In the material below, please retype the lines from the very first through the one with "const yTicks = [0, 8, 16];", exactly and without pictures.

# GIVEN DATA start

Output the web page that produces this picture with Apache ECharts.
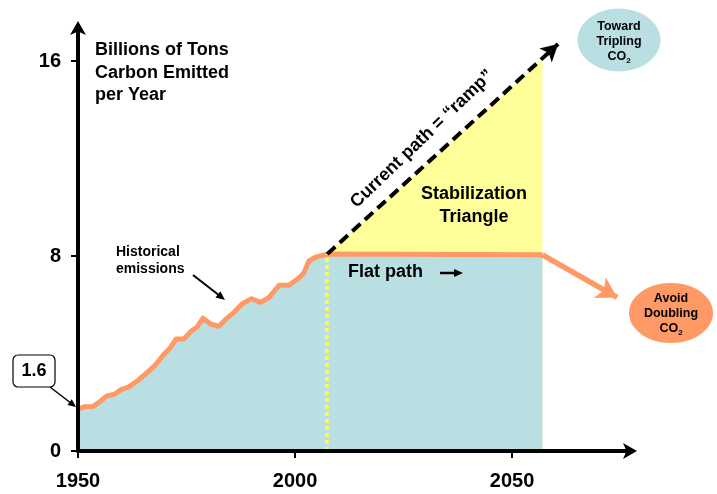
<!DOCTYPE html>
<html><head><meta charset="utf-8">
<script src="https://cdn.jsdelivr.net/npm/echarts@6/dist/echarts.min.js"></script>
<style>html,body{margin:0;padding:0;background:#fff}#c{width:717px;height:494px}</style>
</head><body><div id="c"></div>
<script>
// ---- data ----
const histYears = [1950, 1951.5, 1953.5, 1955, 1956.6, 1958.4, 1960, 1961.6, 1963.5, 1965.8, 1967.7, 1969.7, 1971.2, 1972.6, 1974.4, 1976, 1977.5, 1978.8, 1980.6, 1982.5, 1984, 1986, 1987.9, 1990, 1992.1, 1994, 1996.3, 1998.6, 2000.9, 2002, 2003.2, 2004.7, 2007.4];
const histValues = [1.72, 1.82, 1.83, 2.02, 2.25, 2.33, 2.53, 2.62, 2.85, 3.2, 3.5, 3.95, 4.22, 4.6, 4.6, 4.9, 5.1, 5.45, 5.2, 5.12, 5.4, 5.7, 6.05, 6.25, 6.1, 6.3, 6.8, 6.8, 7.1, 7.3, 7.8, 7.95, 8.08];
const flatYears = [2007.4, 2057];
const flatValues = [8.05, 8.05];
const rampYears = [2007.4, 2057];
const rampValues = [8.08, 16.06];
const rampArrowEnd = [2060.6, 16.7];
const doublingArrowEnd = [2074.2, 6.3];
const nowYear = 2007.4;
const xTicks = [1950, 2000, 2050];
const yTicks = [0, 8, 16];

const FONT = '"Liberation Sans", Arial, sans-serif';
const ORANGE = '#FF9A66';
const TEAL = '#BADFE3';
const YELLOW = '#FFFF99';

const zip = (a, b) => a.map((v, i) => [v, b[i]]);
const mainLine = zip(histYears, histValues).concat(zip(flatYears, flatValues).slice(1));

function arrow(x1, y1, x2, y2, w, hl, hw, color) {
  const dx = x2 - x1, dy = y2 - y1, L = Math.hypot(dx, dy);
  const ux = dx / L, uy = dy / L, px = -uy, py = ux;
  const bx = x2 - ux * hl, by = y2 - uy * hl;
  return [
    { type: 'line', shape: { x1, y1, x2: bx + ux, y2: by + uy }, style: { stroke: color, lineWidth: w }, z: 50 },
    { type: 'polygon', shape: { points: [[x2, y2], [bx + px * hw / 2, by + py * hw / 2], [bx - px * hw / 2, by - py * hw / 2]] }, style: { fill: color }, z: 50 }
  ];
}

const dotStyle = { color: '#FFFF55', width: 3.5, type: [4, 3] };
const rampStyle = { color: '#000', width: 4, type: [11, 6] };
const orangeStyle = { color: ORANGE, width: 5.5, type: 'solid' };

const chart = echarts.init(document.getElementById('c'));
const option = {
  animation: false,
  backgroundColor: '#fff',
  grid: { left: 78, right: 86, top: 27, bottom: 43 },
  xAxis: {
    type: 'value', min: 1950, max: 2077.4, interval: 50, z: 20,
    splitLine: { show: false },
    axisLine: { lineStyle: { color: '#000', width: 4 }, symbol: ['none', 'arrow'], symbolSize: [12, 14], symbolOffset: [0, 6] },
    axisTick: { customValues: xTicks, length: 7, lineStyle: { color: '#000', width: 2 } },
    axisLabel: { customValues: xTicks, formatter: v => String(v), margin: 20, color: '#000', fontFamily: FONT, fontWeight: 'bold', fontSize: 20 }
  },
  yAxis: {
    type: 'value', min: 0, max: 17.4, interval: 8, z: 20,
    splitLine: { show: false },
    axisLine: { lineStyle: { color: '#000', width: 4 }, symbol: ['none', 'arrow'], symbolSize: [12, 14], symbolOffset: [0, 6] },
    axisTick: { customValues: yTicks, length: 7, lineStyle: { color: '#000', width: 2 } },
    axisLabel: { customValues: yTicks, formatter: v => String(v), margin: 17, color: '#000', fontFamily: FONT, fontWeight: 'bold', fontSize: 20 }
  },
  series: [
    {
      type: 'line', data: zip(rampYears, rampValues), symbol: 'none', z: 1,
      lineStyle: { width: 0 }, areaStyle: { color: YELLOW, opacity: 1 }
    },
    {
      type: 'line', data: mainLine, symbol: 'none', z: 3,
      lineStyle: { color: ORANGE, width: 5, join: 'round' },
      areaStyle: { color: TEAL, opacity: 1 },
      markLine: {
        silent: true, animation: false, label: { show: false }, emphasis: { disabled: true },
        data: [
          [{ coord: [nowYear, 0], symbol: 'none', lineStyle: dotStyle },
           { coord: [nowYear, histValues[histValues.length - 1]], symbol: 'none', lineStyle: dotStyle }],
          [{ coord: [rampYears[0], rampValues[0]], symbol: 'none', lineStyle: rampStyle },
           { coord: rampArrowEnd, symbol: 'arrow', symbolSize: [14, 17], lineStyle: rampStyle }],
          [{ coord: [flatYears[1], flatValues[1]], symbol: 'none', lineStyle: orangeStyle },
           { coord: doublingArrowEnd, symbol: 'arrow', symbolSize: [18, 20], lineStyle: orangeStyle }]
        ]
      }
    }
  ],
  graphic: [
    { type: 'text', left: 95, top: 39, z: 60, style: { text: 'Billions of Tons\nCarbon Emitted\nper Year', font: 'bold 18px ' + FONT, lineHeight: 22.5, fill: '#000' } },
    { type: 'text', left: 116, top: 244, z: 60, style: { text: 'Historical\nemissions', font: 'bold 14px ' + FONT, lineHeight: 17, fill: '#000' } },
    { type: 'rect', shape: { x: 13, y: 355, width: 42, height: 32, r: 5 }, style: { fill: '#fff', stroke: '#000', lineWidth: 1.2 }, z: 60 },
    { type: 'text', x: 34, y: 371, z: 61, style: { text: '1.6', font: 'bold 18px ' + FONT, fill: '#000', align: 'center', verticalAlign: 'middle' } },
    { type: 'text', x: 474, y: 206, z: 60, style: { text: 'Stabilization\nTriangle', font: 'bold 18px ' + FONT, lineHeight: 23, fill: '#000', align: 'center', verticalAlign: 'middle' } },
    { type: 'text', x: 348, y: 272, z: 60, style: { text: 'Flat path', font: 'bold 18px ' + FONT, fill: '#000', align: 'left', verticalAlign: 'middle' } },
    { type: 'text', x: 422, y: 139, rotation: 0.765, z: 60, style: { text: 'Current path = \u201Cramp\u201D', font: 'bold 18px ' + FONT, fill: '#000', align: 'center', verticalAlign: 'middle' } },
    { type: 'ellipse', shape: { cx: 619, cy: 40, rx: 41.5, ry: 31.5 }, style: { fill: TEAL }, z: 55 },
    { type: 'text', x: 619, y: 42, z: 60, style: { text: 'Toward\nTripling\n{n|CO}{s|2}', font: 'bold 12.5px ' + FONT, lineHeight: 15, fill: '#000', align: 'center', verticalAlign: 'middle',
      rich: { n: { font: 'bold 12.5px ' + FONT, lineHeight: 15 }, s: { font: 'bold 8px ' + FONT, lineHeight: 15, verticalAlign: 'bottom', padding: [5, 0, 0, 0] } } } },
    { type: 'ellipse', shape: { cx: 671, cy: 313, rx: 42, ry: 30 }, style: { fill: ORANGE }, z: 55 },
    { type: 'text', x: 671, y: 314, z: 60, style: { text: 'Avoid\nDoubling\n{n|CO}{s|2}', font: 'bold 12.5px ' + FONT, lineHeight: 15, fill: '#000', align: 'center', verticalAlign: 'middle',
      rich: { n: { font: 'bold 12.5px ' + FONT, lineHeight: 15 }, s: { font: 'bold 8px ' + FONT, lineHeight: 15, verticalAlign: 'bottom', padding: [5, 0, 0, 0] } } } }
  ].concat(arrow(50, 387, 76, 407, 1.5, 8, 7, '#000'))
   .concat(arrow(193, 275, 225, 300, 2, 9, 8, '#000'))
   .concat(arrow(440, 273, 463, 273, 2.5, 9, 8, '#000'))
};
chart.setOption(option);
</script>
</body></html>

# GIVEN DATA end

== FINISHED EXERCISE ==
Output the web page that produces this picture with Apache ECharts.
<!DOCTYPE html>
<html><head><meta charset="utf-8">
<script src="https://cdn.jsdelivr.net/npm/echarts@6/dist/echarts.min.js"></script>
<style>html,body{margin:0;padding:0;background:#fff}#c{width:717px;height:494px}</style>
</head><body><div id="c"></div>
<script>
// ---- data ----
const histYears = [1950, 1951.5, 1953.5, 1955, 1956.6, 1958.4, 1960, 1961.6, 1963.5, 1965.8, 1967.7, 1969.7, 1971.2, 1972.6, 1974.4, 1976, 1977.5, 1978.8, 1980.6, 1982.5, 1984, 1986, 1987.9, 1990, 1992.1, 1994, 1996.3, 1998.6, 2000.9, 2002, 2003.2, 2004.7, 2007.4];
const histValues = [1.72, 1.82, 1.83, 2.02, 2.25, 2.33, 2.53, 2.62, 2.85, 3.2, 3.5, 3.95, 4.22, 4.6, 4.6, 4.9, 5.1, 5.45, 5.2, 5.12, 5.4, 5.7, 6.05, 6.25, 6.1, 6.3, 6.8, 6.8, 7.1, 7.3, 7.8, 7.95, 8.08];
const flatYears = [2007.4, 2057];
const flatValues = [8.05, 8.05];
const rampYears = [2007.4, 2057];
const rampValues = [8.08, 16.06];
const rampArrowEnd = [2060.6, 16.7];
const doublingArrowEnd = [2074.2, 6.3];
const nowYear = 2007.4;
const xTicks = [1950, 2000, 2050];
const yTicks = [0, 8, 16];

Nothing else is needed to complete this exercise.